Pamela Berlin (directing) includes to her New York theater credits Endpapers, Steel Magnolias, To Gillian on her 37th Birthday, Crossing Delancey, The Cemetery Club, Joined at the Head, The Family of Mann, and The Red Address. She also directed Three in the Back, Two in the Head (MCC), Black Ink and Elm Circle (Playwrights Horizons), Snowing at Delphi, Club Soda, ´Til the Rapture Comes (WPA), Wallflowering, Play by Ear at the HB Playwrights Foundation, and numerous one-acts at the Ensemble Studio Theatre. Regionally, she has directed at the Seattle Repertory Theatre, Pittsburgh Public Theater, Huntington Theatre Company, Kennedy Center, Long Wharf Theatre, Pasadena Playhouse, Portland Stage Company, and Virginia Stage Company, to name a few. Her opera credits include Rigoletto, Lucia Di Lammermoor, Madama Butterfly, Hansel and Gretel, Of Mice and Men, and Cold Sassy Tree. Ms. Berlin currently serves as president of the Society of Stage Directors and Choreographers.
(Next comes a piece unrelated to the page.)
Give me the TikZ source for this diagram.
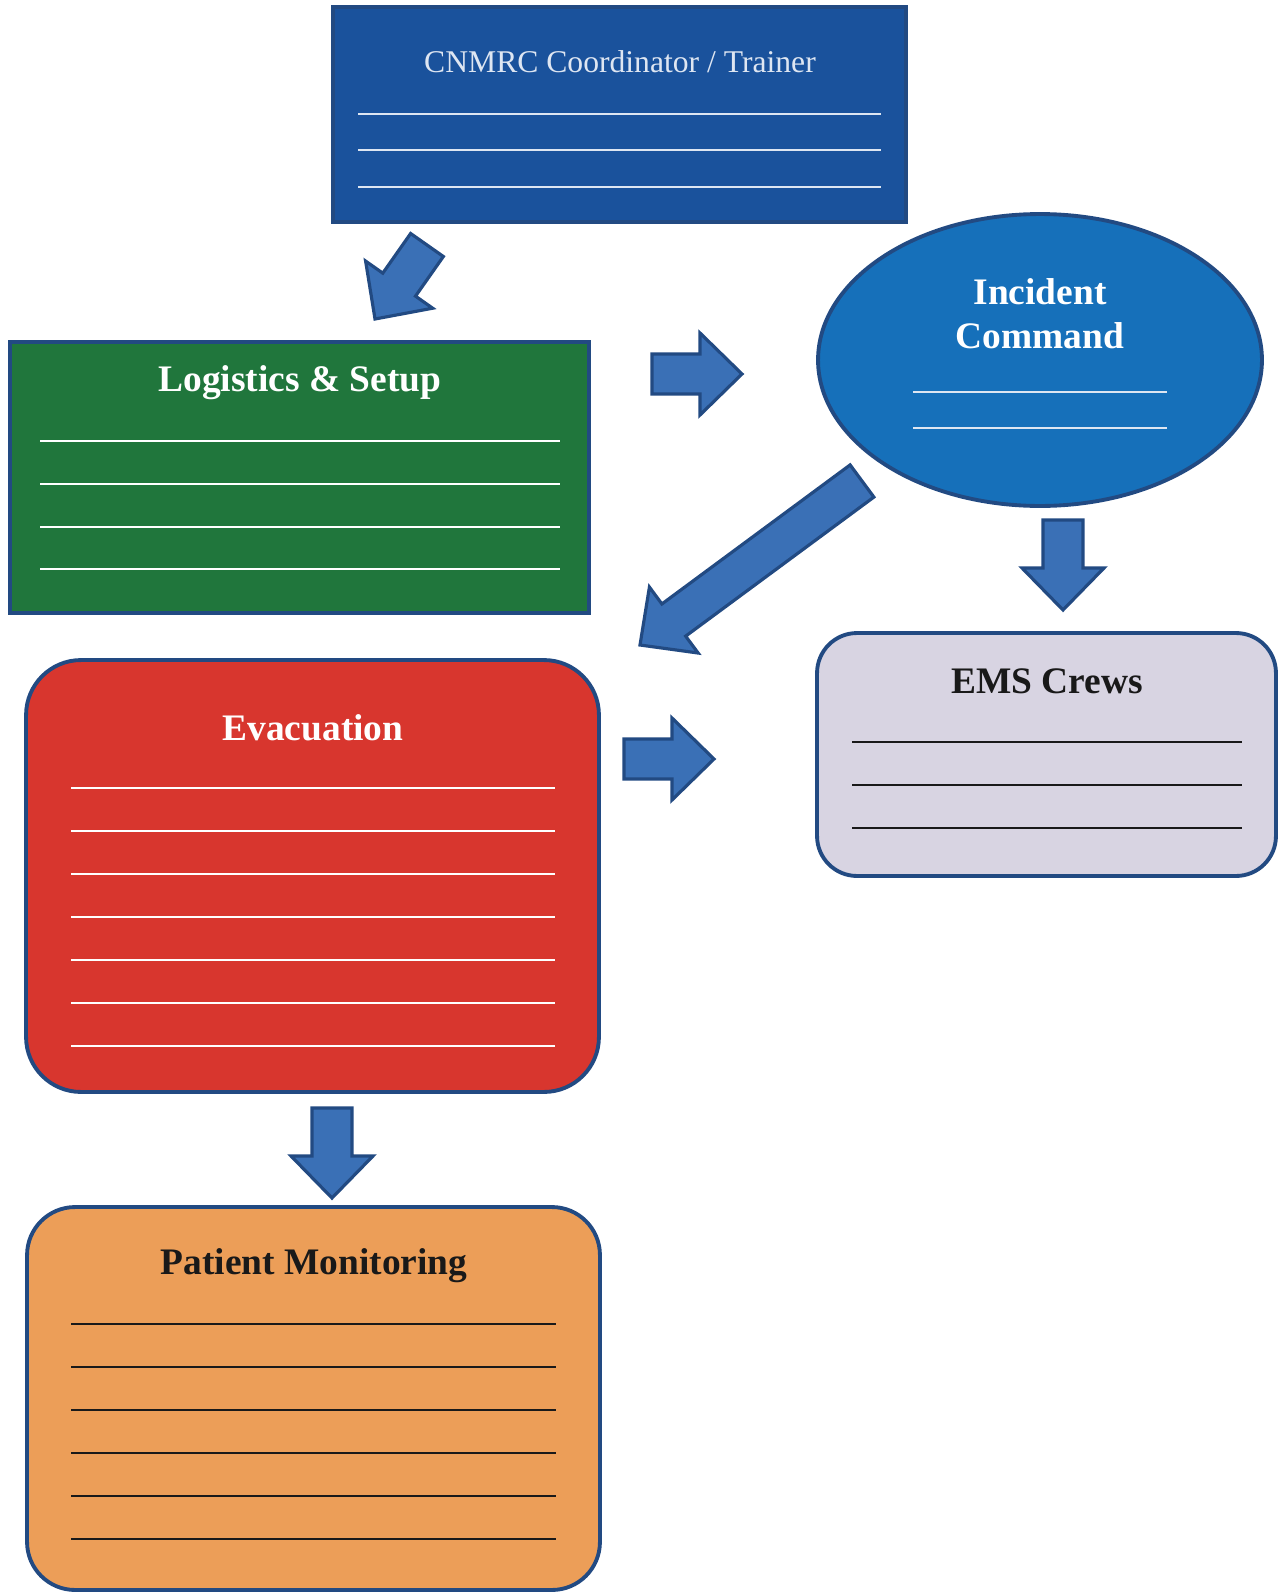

William Carden (directing) is the artistic director of the HB Playwrights Foundation and Theater. At HB he directed Mrs. Klein by Nicholas Wright starring Uta Hagen. It went on to a commercial run off-Broadway at the Lucille Lortel Theater followed by a national tour. He also directed Collected Stories by Donald Margulies with Uta Hagen at HB which transferred to the Lucille Lortel for an extended off-Broadway run subsequently playing at the Stratford Festival in Canada and the Bronfman Center for the Arts in Montreal. He formed the HB Playwrights Unit which produced their first short play festival The Motel Plays in 1997. This production has become an annual event, with a new location each year and publication of the plays by Smith and Kraus. At HB he has directed numerous productions including War in Paramus by Barbara Dana, New World Rhapsody by Adam Kraar, Burnt Piano by Justin Fleming, Voir Dire by Joe Sutton, Mall America by Peter Sagal, The Wax by Kathleen Tolan, and the 25th anniversary production of Miguel Piñero's Short Eyes. In November of 1999, he directed the all-star reading of Edward Albee's Who's Afraid of Virginia Woolf with Uta Hagen, Jonathan Pryce, Mia Farrow, and Matthew Broderick at the Majestic Theater on Broadway and the following spring at the Ahmanson Theater in Los Angeles. The next season he directed Who's Afraid of Virginia Woolf at the Stratford Festival in Canada. Off-Broadway, he directed James Ryan's The Young Girl and the Monsoon at Playwrights Horizons. As an actor he has played leading roles off-Broadway at the Manhattan Theater Club, Circle Repertory Theater, WPA, Ensemble Studio Theater, and Phoenix Theater, as well as at numerous regional theaters. On Broadway, he created the title role in the original, award-winning production of Short Eyes. He has been seen in a variety of television shows, the most recent being Law and Order.